Anti-Contractor Bill Shows California’s Aristocracy at Work
I used to believe that individuals knew the best way to pursue their professions and arrange their family schedules and lives. I might not be as bright as these policymakers, but I have found that working a full-time job and supplementing it with freelance writing is the most efficient use of my time and limited skills. My wife believes — based on 30 years of experience as a librarian — that assembling some part-time and contracting gigs works best for her. But what do we know?
By contrast, Gonzalez, despite her limited background as a union organizer and politician, seems better versed in journalism, librarianship, and even our personal family situation than we are. In fact, she has better insight than hundreds of thousands of other Californians — in professions including trucking, rabbinical work, exotic dancing, and delivery driving — about the complex and imperfect choices and tradeoffs that they all face in this world.
It’s amazing, really. As I’ve described for The American Spectator, AB 5 forbids many companies from hiring contractors even though such relationships are the result of voluntary arrangements. We’re all accustomed to paying higher taxes than other places, filling out more paperwork, and following more rules. But this new law outlaws the kind of work that more than 8 percent of the state’s workforce relies upon to pay their bills.
The measure codifies last year’s California Supreme Court decision in the Dynamex ruling. It involved a same-day delivery company that converted its drivers from permanent employees into independent contractors. The court sided with the plaintiffs and concocted — thanks to their supreme wisdom — an “ABC” test that companies must pass in order to use contractors instead of full- or part-time employees. The workers must not be under the company’s direction, nor can they be involved in the firm’s main business, and they must have made the conscious decision to go into business for themselves.
Most media reports focused on the impact on gig-economy economies such as Uber, Lyft, and DoorDash, which have created business models based entirely on using contractor labor. The typical ride-sharing driver only works four hours a week, given that such work serves mostly as a form of supplemental income for people who have other jobs or are pursuing other educational or business opportunities. These companies aren’t going to hire all of these drivers as permanent employees, so we’re watching a slow-motion wreck that imperils drivers’ income and flexible schedules.
But the ruling also potentially threw much of the service economy into a tailspin, as it imperiled the working arrangements of real-estate agents, insurance salespeople, doctors, lawyers, and you name it. As I noted, California lawmakers think they understand how all of us should live, down to the details of our working relationships, but they didn’t realize that the economy has changed so dramatically that fewer people are working in shifts or cubicles. They never considered that many of us prefer our newfound flexibility. So they littered the final bill with exemptions, which were granted mainly to industries with the most political influence.
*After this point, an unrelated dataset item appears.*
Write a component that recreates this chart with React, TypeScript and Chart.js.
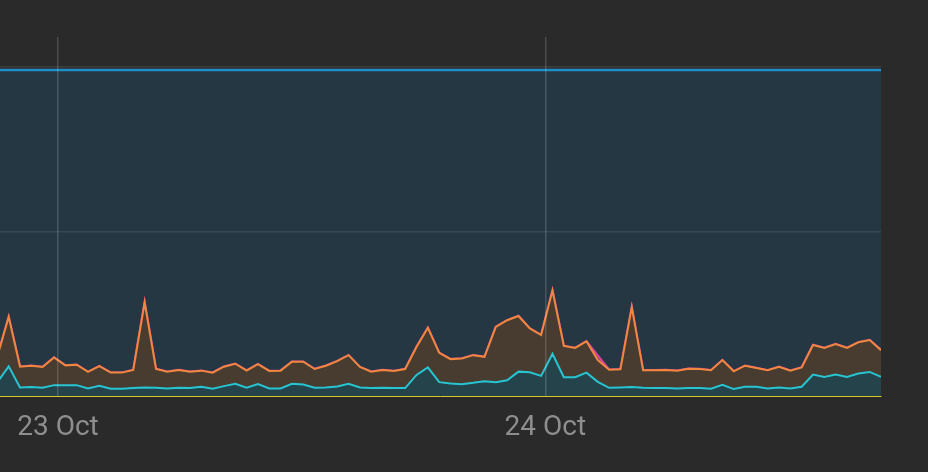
import React, { useEffect, useRef } from 'react';
import { Chart, registerables } from 'chart.js';

Chart.register(...registerables);

// Sample index runs 0..78; the visible window starts slightly after sample 0.
const orangeValues = [
  12.1, 24.0, 8.9, 9.2, 8.8, 11.7, 9.3, 9.5, 7.3, 9.1,
  7.1, 7.1, 7.9, 28.4, 8.2, 7.4, 7.9, 7.4, 7.7, 7.1,
  8.9, 9.8, 7.7, 9.7, 7.6, 7.7, 10.4, 10.4, 8.2, 9.2,
  10.6, 12.4, 8.8, 7.4, 7.9, 7.6, 8.2, 14.9, 20.7, 13.1,
  11.2, 11.4, 12.4, 11.9, 21.0, 23.0, 24.3, 20.5, 18.5, 32.0,
  15.2, 14.6, 16.6, 10.9, 8.0, 8.1, 26.9, 7.8, 7.8, 7.9,
  7.7, 8.3, 8.2, 7.8, 10.9, 7.5, 9.2, 8.5, 7.8, 8.9,
  7.7, 8.7, 15.5, 14.6, 15.8, 14.6, 16.3, 17.0, 13.9,
];

const magentaValues = [
  12.1, 24.0, 8.9, 9.2, 8.8, 11.7, 9.3, 9.5, 7.3, 9.1,
  7.1, 7.1, 7.9, 28.4, 8.2, 7.4, 7.9, 7.4, 7.7, 7.1,
  8.9, 9.8, 7.7, 9.7, 7.6, 7.7, 10.4, 10.4, 8.2, 9.2,
  10.6, 12.4, 8.8, 7.4, 7.9, 7.6, 8.2, 14.9, 20.7, 13.1,
  11.2, 11.4, 12.4, 11.9, 21.0, 23.0, 24.3, 20.5, 18.5, 32.0,
  15.2, 14.6, 16.6, 12.2, 8.0, 8.1, 26.9, 7.8, 7.8, 7.9,
  7.7, 8.3, 8.2, 7.8, 10.9, 7.5, 9.2, 8.5, 7.8, 8.9,
  7.7, 8.7, 15.5, 14.6, 15.8, 14.6, 16.3, 17.0, 13.9,
];

const cyanValues = [
  4.2, 9.0, 2.6, 2.7, 2.5, 3.3, 3.3, 3.3, 2.3, 3.1,
  2.2, 2.2, 2.4, 2.6, 2.5, 2.3, 2.5, 2.4, 2.8, 2.2,
  3.0, 3.7, 2.5, 3.6, 2.3, 2.3, 3.7, 3.5, 2.5, 2.6,
  2.9, 3.7, 2.6, 2.4, 2.5, 2.4, 2.4, 6.4, 8.7, 4.2,
  3.8, 3.6, 4.0, 4.5, 4.2, 4.8, 7.4, 7.2, 6.1, 12.8,
  5.7, 5.7, 7.1, 4.3, 2.5, 2.6, 2.7, 2.5, 2.4, 2.4,
  2.3, 2.4, 2.4, 2.2, 3.4, 2.1, 2.8, 2.8, 2.3, 2.6,
  2.3, 2.8, 6.5, 5.8, 6.5, 5.8, 6.8, 7.3, 5.8,
];

const thresholdValue = 99;
const xMin = 0.232;
const xTickValues = [5.35, 48.37];
const xTickLabels = ['23 Oct', '24 Oct'];
const yGridValues = [50, 100];
const yMax = 109;

export default function App() {
  const ref = useRef<HTMLCanvasElement>(null);

  useEffect(() => {
    if (!ref.current) return;
    const toPoints = (vals: number[]) => vals.map((y, i) => ({ x: i, y }));
    const lastX = orangeValues.length - 1;
    const chart = new Chart(ref.current, {
      type: 'line',
      data: {
        datasets: [
          {
            data: toPoints(cyanValues),
            borderColor: '#27c5d2',
            backgroundColor: '#24434a',
            fill: 'origin',
            borderWidth: 2,
            pointRadius: 0,
            order: 0,
          },
          {
            data: toPoints(orangeValues),
            borderColor: '#f1873e',
            backgroundColor: '#483b30',
            fill: 'origin',
            borderWidth: 2,
            pointRadius: 0,
            order: 1,
          },
          {
            data: toPoints(magentaValues),
            borderColor: '#d8439c',
            fill: false,
            borderWidth: 2.4,
            pointRadius: 0,
            order: 2,
          },
          {
            data: [
              { x: xMin, y: thresholdValue },
              { x: lastX, y: thresholdValue },
            ],
            borderColor: '#1e8fc8',
            backgroundColor: '#243743',
            fill: 'origin',
            borderWidth: 2.6,
            pointRadius: 0,
            order: 3,
          },
        ],
      },
      options: {
        animation: false,
        responsive: false,
        events: [],
        layout: { padding: { top: 37, right: 47, left: 0, bottom: 0 } },
        plugins: { legend: { display: false }, tooltip: { enabled: false } },
        elements: { line: { tension: 0 } },
        scales: {
          x: {
            type: 'linear',
            min: xMin,
            max: lastX,
            afterBuildTicks: (s: any) => {
              s.ticks = xTickValues.map((v) => ({ value: v }));
            },
            afterFit: (s: any) => {
              s.height = 76;
            },
            grid: { color: 'rgba(255,255,255,0.16)', drawTicks: false, lineWidth: 1.5, z: 1 },
            border: { display: true, color: '#d8c62c', width: 1, z: 2 },
            ticks: {
              callback: (_v: any, i: number) => xTickLabels[i],
              color: '#8e8e8e',
              font: { family: 'Roboto', size: 28 },
              padding: 15,
              maxRotation: 0,
              autoSkip: false,
            },
          },
          y: {
            min: 0,
            max: yMax,
            afterBuildTicks: (s: any) => {
              s.ticks = yGridValues.map((v) => ({ value: v }));
            },
            afterFit: (s: any) => {
              s.width = 0;
            },
            grid: { color: 'rgba(255,255,255,0.09)', drawTicks: false, lineWidth: 1.5, z: 1 },
            border: { display: false },
            ticks: { display: false },
          },
        },
      },
    } as any);
    return () => chart.destroy();
  }, []);

  return (
    <div
      style={{
        position: 'fixed',
        left: 0,
        top: 0,
        width: 928,
        height: 472,
        background: '#2a2a2a',
      }}
    >
      <canvas ref={ref} width={928} height={472} style={{ display: 'block' }} />
    </div>
  );
}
Many industries, however, were not exempted. Freelance writers and photographers, for instance, are now panicking given that Gonzalez arbitrarily decided that they could only submit 35 pieces a year unless they were employed by the publication. That means that newspapers can no longer afford to publish, say, weekly columnists who don’t want to work for the newspaper but enjoy contributing to the community debate. I already have benefits, and assembling various other writing projects allows me to pay my many bills. Then again, how could I understand what works best for me?
Other old-line industries are in trouble, too. A new federal lawsuit filed by the California Trucking Association claims that AB 5 violates the U.S. Constitution by impeding the livelihoods of tractor-trailer drivers who don’t always limit their routes to within California. The Commerce Clause restricts the ability of states to impede interstate commerce. What better example of such commerce than interstate trucking? The lawsuit also alleges a violation of the Supremacy Clause, given that federal trucking laws trump state restrictions.
The main issue involves the choice of truck drivers and trucking firms to fashion work relationships that suit them, not to mention their customers and end consumers. The trucking group notes that many of its members “regularly contract with individual independent contractors who own and operate their own trucks … to provide interstate trucking services.” The law would make such relationships cost-prohibitive by forbidding these truckers from completing a run from, say, Utah or Nevada to California.
These truckers are entrepreneurial owner-operators. Not many of them would want to reduce their earnings and flexibility by becoming mere employees. “Independent truckers are typically experienced drivers who have previously worked as employees and have, by choice, struck out on their own,” said California Trucking Association CEO Shawn Yadon in a statement. “We should not deprive them of that choice.”
We’ll see if the lawsuit — as well as other actions to change the measure — helps save California workers from their would-be protectors. If it doesn’t, I’ll put in a call to Gonzalez’s office. I’m sure she knows how my wife and I are supposed to pay that college tuition.